▸ WHAT THIS TASK INVOLVES: Look through the listing and locate every line containing the word "image"; copy those lines.

▸ RECORDS TO USE:
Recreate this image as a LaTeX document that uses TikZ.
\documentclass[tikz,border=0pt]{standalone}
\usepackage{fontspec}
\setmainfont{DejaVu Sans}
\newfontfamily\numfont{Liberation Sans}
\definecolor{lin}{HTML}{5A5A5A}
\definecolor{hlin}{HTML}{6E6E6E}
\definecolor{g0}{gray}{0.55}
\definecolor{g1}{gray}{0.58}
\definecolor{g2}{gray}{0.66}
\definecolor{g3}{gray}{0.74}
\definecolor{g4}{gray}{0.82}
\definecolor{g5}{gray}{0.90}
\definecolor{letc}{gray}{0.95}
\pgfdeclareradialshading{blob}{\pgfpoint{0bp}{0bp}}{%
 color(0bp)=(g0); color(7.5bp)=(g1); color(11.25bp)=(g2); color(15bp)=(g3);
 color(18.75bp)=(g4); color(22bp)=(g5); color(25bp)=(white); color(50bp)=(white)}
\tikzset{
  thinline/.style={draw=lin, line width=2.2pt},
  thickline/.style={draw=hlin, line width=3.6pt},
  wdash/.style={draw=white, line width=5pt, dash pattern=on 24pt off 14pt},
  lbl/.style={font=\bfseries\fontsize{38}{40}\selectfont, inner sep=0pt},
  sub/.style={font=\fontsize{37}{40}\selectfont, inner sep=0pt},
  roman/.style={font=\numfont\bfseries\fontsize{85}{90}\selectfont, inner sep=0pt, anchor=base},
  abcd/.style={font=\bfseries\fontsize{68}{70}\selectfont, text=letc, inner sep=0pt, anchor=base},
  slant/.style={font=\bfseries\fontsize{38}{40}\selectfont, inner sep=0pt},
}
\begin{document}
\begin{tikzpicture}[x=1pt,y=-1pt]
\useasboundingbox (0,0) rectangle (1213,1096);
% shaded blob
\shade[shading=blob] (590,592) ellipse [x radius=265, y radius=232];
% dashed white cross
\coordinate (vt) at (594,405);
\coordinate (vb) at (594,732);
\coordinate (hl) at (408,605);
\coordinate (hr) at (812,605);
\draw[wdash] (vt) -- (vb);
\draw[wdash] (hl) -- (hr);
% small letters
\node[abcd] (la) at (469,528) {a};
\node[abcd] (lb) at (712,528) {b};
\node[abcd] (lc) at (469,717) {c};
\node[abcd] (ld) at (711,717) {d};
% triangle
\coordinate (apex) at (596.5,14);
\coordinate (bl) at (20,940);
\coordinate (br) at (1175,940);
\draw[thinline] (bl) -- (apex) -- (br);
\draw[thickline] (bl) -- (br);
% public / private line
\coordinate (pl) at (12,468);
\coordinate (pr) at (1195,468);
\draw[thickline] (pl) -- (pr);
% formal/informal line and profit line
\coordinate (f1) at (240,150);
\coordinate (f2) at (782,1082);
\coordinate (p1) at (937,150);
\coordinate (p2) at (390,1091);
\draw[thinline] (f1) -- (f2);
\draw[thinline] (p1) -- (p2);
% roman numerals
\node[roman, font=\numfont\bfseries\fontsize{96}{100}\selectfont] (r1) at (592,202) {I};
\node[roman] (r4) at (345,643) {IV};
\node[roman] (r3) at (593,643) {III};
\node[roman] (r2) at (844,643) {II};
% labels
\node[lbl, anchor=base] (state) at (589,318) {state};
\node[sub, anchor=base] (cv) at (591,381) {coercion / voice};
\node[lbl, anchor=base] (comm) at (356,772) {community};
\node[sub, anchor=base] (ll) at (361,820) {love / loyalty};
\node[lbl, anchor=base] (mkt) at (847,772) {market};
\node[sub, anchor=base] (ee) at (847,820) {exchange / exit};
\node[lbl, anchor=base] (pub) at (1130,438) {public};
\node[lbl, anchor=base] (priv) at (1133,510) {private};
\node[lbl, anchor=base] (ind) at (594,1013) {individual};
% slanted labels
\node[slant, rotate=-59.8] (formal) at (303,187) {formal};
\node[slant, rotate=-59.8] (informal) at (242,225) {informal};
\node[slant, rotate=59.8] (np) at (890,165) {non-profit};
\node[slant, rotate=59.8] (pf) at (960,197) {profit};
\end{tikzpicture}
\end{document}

---

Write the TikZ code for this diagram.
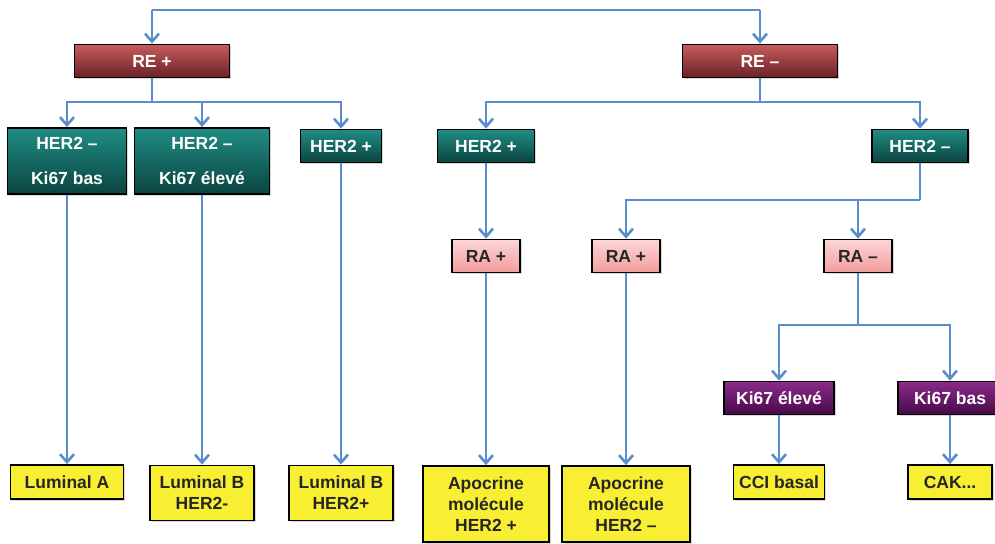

...

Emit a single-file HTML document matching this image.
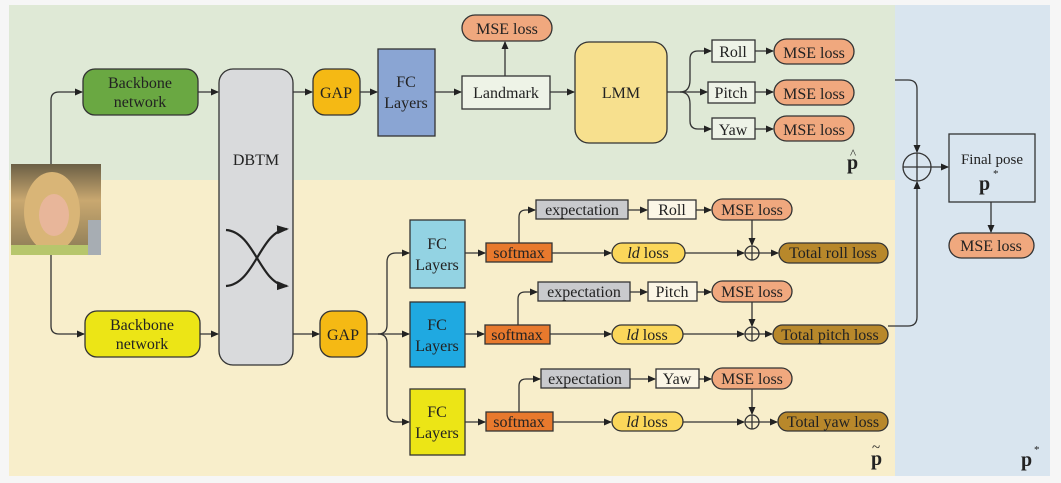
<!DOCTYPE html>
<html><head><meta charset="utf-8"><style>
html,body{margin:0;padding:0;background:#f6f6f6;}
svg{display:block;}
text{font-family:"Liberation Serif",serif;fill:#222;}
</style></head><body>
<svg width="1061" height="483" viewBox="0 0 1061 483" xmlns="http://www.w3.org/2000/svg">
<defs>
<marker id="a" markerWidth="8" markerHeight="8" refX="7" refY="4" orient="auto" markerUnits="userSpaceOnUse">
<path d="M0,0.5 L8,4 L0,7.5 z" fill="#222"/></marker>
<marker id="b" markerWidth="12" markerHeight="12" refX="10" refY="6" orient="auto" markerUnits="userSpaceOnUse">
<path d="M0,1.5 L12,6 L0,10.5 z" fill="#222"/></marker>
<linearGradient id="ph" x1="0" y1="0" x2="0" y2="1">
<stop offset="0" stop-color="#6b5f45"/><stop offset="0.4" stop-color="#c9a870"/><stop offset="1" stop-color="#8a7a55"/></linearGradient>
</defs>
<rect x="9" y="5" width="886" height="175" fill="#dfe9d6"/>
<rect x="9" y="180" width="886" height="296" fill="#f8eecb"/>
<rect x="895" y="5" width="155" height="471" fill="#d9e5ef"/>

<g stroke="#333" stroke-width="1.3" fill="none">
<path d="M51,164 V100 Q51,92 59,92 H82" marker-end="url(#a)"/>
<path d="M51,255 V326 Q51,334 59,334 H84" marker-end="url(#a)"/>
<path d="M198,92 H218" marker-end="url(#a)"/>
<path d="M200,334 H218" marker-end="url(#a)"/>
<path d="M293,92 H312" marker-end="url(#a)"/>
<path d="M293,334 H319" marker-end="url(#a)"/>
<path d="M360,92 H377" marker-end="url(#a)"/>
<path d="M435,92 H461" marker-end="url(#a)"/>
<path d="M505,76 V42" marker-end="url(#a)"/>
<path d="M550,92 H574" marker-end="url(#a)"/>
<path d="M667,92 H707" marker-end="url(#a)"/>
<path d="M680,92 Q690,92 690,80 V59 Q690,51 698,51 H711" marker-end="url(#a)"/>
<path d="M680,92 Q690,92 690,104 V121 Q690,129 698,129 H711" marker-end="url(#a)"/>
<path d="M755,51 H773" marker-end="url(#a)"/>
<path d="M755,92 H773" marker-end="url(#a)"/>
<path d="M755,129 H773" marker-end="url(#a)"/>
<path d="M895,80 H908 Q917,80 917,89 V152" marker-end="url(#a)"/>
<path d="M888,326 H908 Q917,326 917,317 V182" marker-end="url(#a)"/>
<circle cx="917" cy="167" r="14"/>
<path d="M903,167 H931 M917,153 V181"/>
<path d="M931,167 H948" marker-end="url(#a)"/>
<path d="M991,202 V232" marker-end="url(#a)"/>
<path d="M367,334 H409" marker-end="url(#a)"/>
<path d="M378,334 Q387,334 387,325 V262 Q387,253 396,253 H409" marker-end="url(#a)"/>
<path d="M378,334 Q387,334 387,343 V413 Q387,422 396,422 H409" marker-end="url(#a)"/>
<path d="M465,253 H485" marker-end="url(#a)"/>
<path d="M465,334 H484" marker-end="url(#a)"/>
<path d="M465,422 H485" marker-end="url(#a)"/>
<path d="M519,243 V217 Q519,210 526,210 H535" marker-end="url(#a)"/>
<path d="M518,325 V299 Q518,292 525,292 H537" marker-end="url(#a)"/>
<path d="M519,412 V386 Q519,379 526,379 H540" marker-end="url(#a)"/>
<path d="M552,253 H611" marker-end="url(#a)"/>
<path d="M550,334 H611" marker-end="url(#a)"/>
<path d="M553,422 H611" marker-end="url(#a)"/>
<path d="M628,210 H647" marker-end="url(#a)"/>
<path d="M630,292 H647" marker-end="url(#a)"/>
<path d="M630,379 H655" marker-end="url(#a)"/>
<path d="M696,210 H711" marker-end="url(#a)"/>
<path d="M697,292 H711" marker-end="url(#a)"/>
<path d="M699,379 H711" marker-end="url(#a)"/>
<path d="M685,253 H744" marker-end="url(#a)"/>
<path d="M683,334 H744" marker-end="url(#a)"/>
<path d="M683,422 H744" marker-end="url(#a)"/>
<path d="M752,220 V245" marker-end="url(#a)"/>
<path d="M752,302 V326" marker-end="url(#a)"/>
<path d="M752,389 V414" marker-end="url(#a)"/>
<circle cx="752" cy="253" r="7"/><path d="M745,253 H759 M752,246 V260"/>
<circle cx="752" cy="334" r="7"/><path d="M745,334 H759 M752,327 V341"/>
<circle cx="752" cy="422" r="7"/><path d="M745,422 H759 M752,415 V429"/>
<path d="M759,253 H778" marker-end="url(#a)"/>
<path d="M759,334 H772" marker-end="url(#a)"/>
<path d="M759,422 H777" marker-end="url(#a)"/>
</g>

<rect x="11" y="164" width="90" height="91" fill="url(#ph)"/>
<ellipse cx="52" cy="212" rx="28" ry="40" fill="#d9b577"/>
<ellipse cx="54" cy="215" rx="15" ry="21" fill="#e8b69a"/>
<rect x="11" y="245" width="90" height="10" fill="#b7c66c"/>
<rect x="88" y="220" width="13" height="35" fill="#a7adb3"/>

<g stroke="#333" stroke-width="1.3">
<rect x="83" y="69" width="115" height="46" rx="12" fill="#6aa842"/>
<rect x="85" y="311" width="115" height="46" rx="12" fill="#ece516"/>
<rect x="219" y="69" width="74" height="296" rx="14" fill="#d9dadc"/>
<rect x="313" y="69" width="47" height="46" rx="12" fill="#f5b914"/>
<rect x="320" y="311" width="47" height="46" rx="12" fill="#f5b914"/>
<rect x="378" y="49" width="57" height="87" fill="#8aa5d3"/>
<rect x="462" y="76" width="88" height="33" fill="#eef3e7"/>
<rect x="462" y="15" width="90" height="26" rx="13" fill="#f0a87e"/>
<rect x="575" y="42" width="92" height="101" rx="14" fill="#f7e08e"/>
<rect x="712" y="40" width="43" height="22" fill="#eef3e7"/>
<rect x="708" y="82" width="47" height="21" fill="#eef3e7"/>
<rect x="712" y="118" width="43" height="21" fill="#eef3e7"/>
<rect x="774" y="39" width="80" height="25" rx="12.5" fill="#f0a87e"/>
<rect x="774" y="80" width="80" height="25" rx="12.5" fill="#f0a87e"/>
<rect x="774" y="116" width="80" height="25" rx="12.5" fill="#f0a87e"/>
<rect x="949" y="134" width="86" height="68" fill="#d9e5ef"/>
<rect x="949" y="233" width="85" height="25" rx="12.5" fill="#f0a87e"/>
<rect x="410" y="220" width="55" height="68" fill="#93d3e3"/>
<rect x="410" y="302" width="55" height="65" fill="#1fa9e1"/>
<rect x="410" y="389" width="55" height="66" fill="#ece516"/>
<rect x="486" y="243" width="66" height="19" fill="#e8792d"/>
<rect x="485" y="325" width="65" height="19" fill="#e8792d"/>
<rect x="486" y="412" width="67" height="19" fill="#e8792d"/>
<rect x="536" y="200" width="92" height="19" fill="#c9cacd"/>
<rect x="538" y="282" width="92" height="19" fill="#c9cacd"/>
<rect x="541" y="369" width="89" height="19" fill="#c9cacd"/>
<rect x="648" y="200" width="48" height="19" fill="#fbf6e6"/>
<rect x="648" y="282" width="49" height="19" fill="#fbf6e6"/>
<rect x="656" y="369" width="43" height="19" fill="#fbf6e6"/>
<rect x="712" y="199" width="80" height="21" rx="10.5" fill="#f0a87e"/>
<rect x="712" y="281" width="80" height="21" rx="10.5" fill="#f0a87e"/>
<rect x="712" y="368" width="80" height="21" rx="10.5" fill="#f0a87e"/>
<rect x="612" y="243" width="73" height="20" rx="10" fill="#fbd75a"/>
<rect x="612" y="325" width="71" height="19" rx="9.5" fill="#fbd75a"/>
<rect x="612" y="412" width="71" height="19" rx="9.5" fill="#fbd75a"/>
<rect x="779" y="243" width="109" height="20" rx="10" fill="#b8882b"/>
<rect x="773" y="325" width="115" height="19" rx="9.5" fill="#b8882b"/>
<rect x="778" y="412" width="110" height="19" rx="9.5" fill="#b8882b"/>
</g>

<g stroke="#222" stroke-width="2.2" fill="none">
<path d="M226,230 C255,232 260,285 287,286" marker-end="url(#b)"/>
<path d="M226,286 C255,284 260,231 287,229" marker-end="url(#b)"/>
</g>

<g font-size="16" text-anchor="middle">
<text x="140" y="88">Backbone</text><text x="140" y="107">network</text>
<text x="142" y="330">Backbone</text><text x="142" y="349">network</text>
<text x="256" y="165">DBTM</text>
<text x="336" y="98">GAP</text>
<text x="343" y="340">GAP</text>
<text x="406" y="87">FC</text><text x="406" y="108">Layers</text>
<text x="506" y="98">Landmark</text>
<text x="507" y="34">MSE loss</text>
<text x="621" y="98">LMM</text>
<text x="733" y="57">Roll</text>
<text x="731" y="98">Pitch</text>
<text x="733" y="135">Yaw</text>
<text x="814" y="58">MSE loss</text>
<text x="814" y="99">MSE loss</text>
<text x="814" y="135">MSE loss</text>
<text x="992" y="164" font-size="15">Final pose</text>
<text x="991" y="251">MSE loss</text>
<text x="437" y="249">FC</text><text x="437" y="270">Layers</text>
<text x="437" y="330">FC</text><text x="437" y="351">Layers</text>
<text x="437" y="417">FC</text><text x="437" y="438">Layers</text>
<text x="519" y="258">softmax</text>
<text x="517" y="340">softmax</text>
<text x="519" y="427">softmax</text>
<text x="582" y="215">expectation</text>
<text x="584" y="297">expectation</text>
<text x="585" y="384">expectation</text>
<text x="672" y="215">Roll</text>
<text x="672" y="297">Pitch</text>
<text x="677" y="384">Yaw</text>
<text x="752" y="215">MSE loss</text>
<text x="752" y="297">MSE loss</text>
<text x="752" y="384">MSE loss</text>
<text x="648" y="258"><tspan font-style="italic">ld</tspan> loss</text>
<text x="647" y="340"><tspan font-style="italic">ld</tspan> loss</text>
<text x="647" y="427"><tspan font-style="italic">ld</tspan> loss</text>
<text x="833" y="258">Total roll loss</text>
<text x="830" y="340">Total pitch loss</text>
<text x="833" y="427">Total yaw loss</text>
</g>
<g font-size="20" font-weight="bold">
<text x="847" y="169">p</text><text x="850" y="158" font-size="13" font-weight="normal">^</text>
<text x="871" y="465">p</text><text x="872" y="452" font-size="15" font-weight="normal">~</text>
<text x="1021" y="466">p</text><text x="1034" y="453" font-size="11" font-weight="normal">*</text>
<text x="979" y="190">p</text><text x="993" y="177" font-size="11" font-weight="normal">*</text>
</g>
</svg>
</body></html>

▸ THE ANSWER:
Recreate this image as a LaTeX document that uses TikZ.
Emit a single-file HTML document matching this image.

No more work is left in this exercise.